Im Nürnberger Fall waren die Voraussetzungen eines solchen Anspruchs dem Grunde nach erfüllt (Grenzbebauung; Fensterfronten Richtung Nachbargrundstück). Gleichwohl scheiterte die Klage – wegen brandschutzrechtlicher Schranken und Treu und Glauben.
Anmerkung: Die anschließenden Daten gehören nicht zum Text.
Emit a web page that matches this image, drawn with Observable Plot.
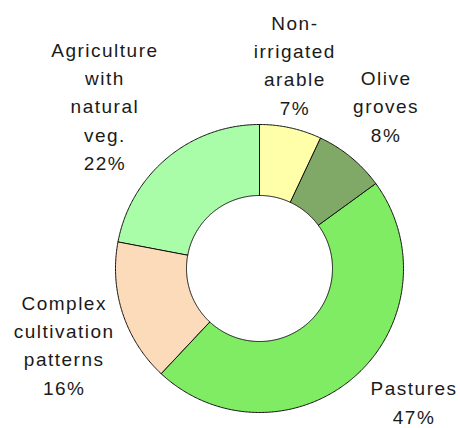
<!DOCTYPE html>
<html>
<head>
<meta charset="utf-8">
<script src="https://cdn.jsdelivr.net/npm/d3@7"></script>
<script src="https://cdn.jsdelivr.net/npm/@observablehq/plot@0.6"></script>
<style>
  html, body { margin: 0; padding: 0; background: #fff; }
  #chart svg { display: block; }
</style>
</head>
<body>
<div id="chart"></div>
<script>
// ---- data ----
const categories = ["Non-irrigated arable", "Olive groves", "Pastures", "Complex cultivation patterns", "Agriculture with natural veg."];
const labelLines = ["Non-\nirrigated\narable", "Olive\ngroves", "Pastures", "Complex\ncultivation\npatterns", "Agriculture\nwith\nnatural\nveg."];
const shares = [7, 8, 47, 16, 22];
const colors = ["#FFFFAA", "#80A866", "#80EC64", "#FCDBBA", "#AAFDA8"];

// ---- geometry (pixel-like data units around the centre) ----
const W = 460, H = 428;
const cx = 259, cy = 268;
const rOuter = 144, rInner = 73, rLabel = 208;
const arcs = d3.pie().sort(null).value(d => d)(shares);

function slicePolygon(a, i) {
  const pts = [];
  const n = Math.max(8, Math.ceil((a.endAngle - a.startAngle) / 0.01));
  for (let k = 0; k <= n; k++) {
    const t = a.startAngle + (a.endAngle - a.startAngle) * k / n;
    pts.push({x: rOuter * Math.sin(t), y: -rOuter * Math.cos(t), i});
  }
  for (let k = n; k >= 0; k--) {
    const t = a.startAngle + (a.endAngle - a.startAngle) * k / n;
    pts.push({x: rInner * Math.sin(t), y: -rInner * Math.cos(t), i});
  }
  return pts;
}

const labels = arcs.map((a, i) => {
  const m = (a.startAngle + a.endAngle) / 2;
  return {x: rLabel * Math.sin(m), y: -rLabel * Math.cos(m), text: `${labelLines[i]}\n${shares[i]}%`, i};
});
const nudges = [[-10, -2.5], [-6, -4], [17, -24], [2.5, 10.5], [-22, -4]];

const marks = [];
arcs.forEach((a, i) => {
  marks.push(Plot.line(slicePolygon(a, i), {
    x: "x", y: "y", curve: "linear-closed",
    fill: colors[i], stroke: "#111", strokeWidth: 1
  }));
});
labels.forEach((l, i) => {
  marks.push(Plot.text([l], {
    x: "x", y: "y", text: "text",
    lineAnchor: "middle", textAnchor: "middle",
    lineHeight: 1.49, fontSize: 19, fill: "#1a1a1a",
    dx: nudges[i][0], dy: nudges[i][1]
  }));
});

const chart = Plot.plot({
  width: W, height: H,
  margin: 0,
  x: {domain: [-cx, W - cx], range: [0, W], axis: null},
  y: {domain: [-cy, H - cy], range: [0, H], axis: null},
  style: {fontFamily: "'Liberation Sans', Arial, sans-serif", background: "#fff", letterSpacing: "1.5px"},
  marks
});
document.getElementById("chart").append(chart);
</script>
</body>
</html>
Brandschutz als Schranke: Art. 31 BayBauO und die zwingende Öffnungsfähigkeit von Rettungsfenstern/-türen
Art. 31 BayBauO verlangt für Nutzungseinheiten mit Aufenthaltsräumen zwei Rettungswege: Der erste über eine notwendige Treppe, der zweite entweder über eine weitere Treppe oder über eine mit Rettungsgeräten der Feuerwehr erreichbare Stelle (klassisch: anleiterbarer Balkon, Rettungsfenster). Im konkreten Fall hieß dies: Der Brandschutznachweis (29.11.2006) wies den zweiten Rettungsweg über den anleiterbaren Balkon nach; erreichbar allein über die Balkonfenstertür. Die Konsequenz war: Mindestens diese Öffnung darf nicht so gestaltet werden, „dass … ein Öffnen … nicht möglich ist“. Mit anderen Worten: Rettungsöffnung bleibt Rettungsöffnung – und muss daher auch zwingend öffenbar sein.
Das OLG wirft dem LG ausdrücklich vor, die brandschutzrechtliche Dimension in den Entscheidungsgründen übergangen zu haben, was im Endeffekt einen Rechtsfehler darstellt. Wer Art. 43 BayAGBGB durchsetzen will, kann nicht begehren, was brandschutzrechtlich unzulässig ist.
Wo kein Rettungsweg betroffen ist, kommen differenzierte Sichtschutzmaßnahmen in Betracht (z. B. Teilflächen, reversible Elemente). Wo ein Rettungsweg betroffen ist, bleiben nur Lösungen, die Öffnungsfähigkeit erhalten (z. B. transparente Rettungsöffnung kombiniert mit diskretem Sichtschutz über 1,80 m außerhalb des funktionsrelevanten Öffnungsbereichs oder mit seitlichen Abschirmungen). Diese Denkrichtung spiegelt die Dogmatik des OLG plausibel wider.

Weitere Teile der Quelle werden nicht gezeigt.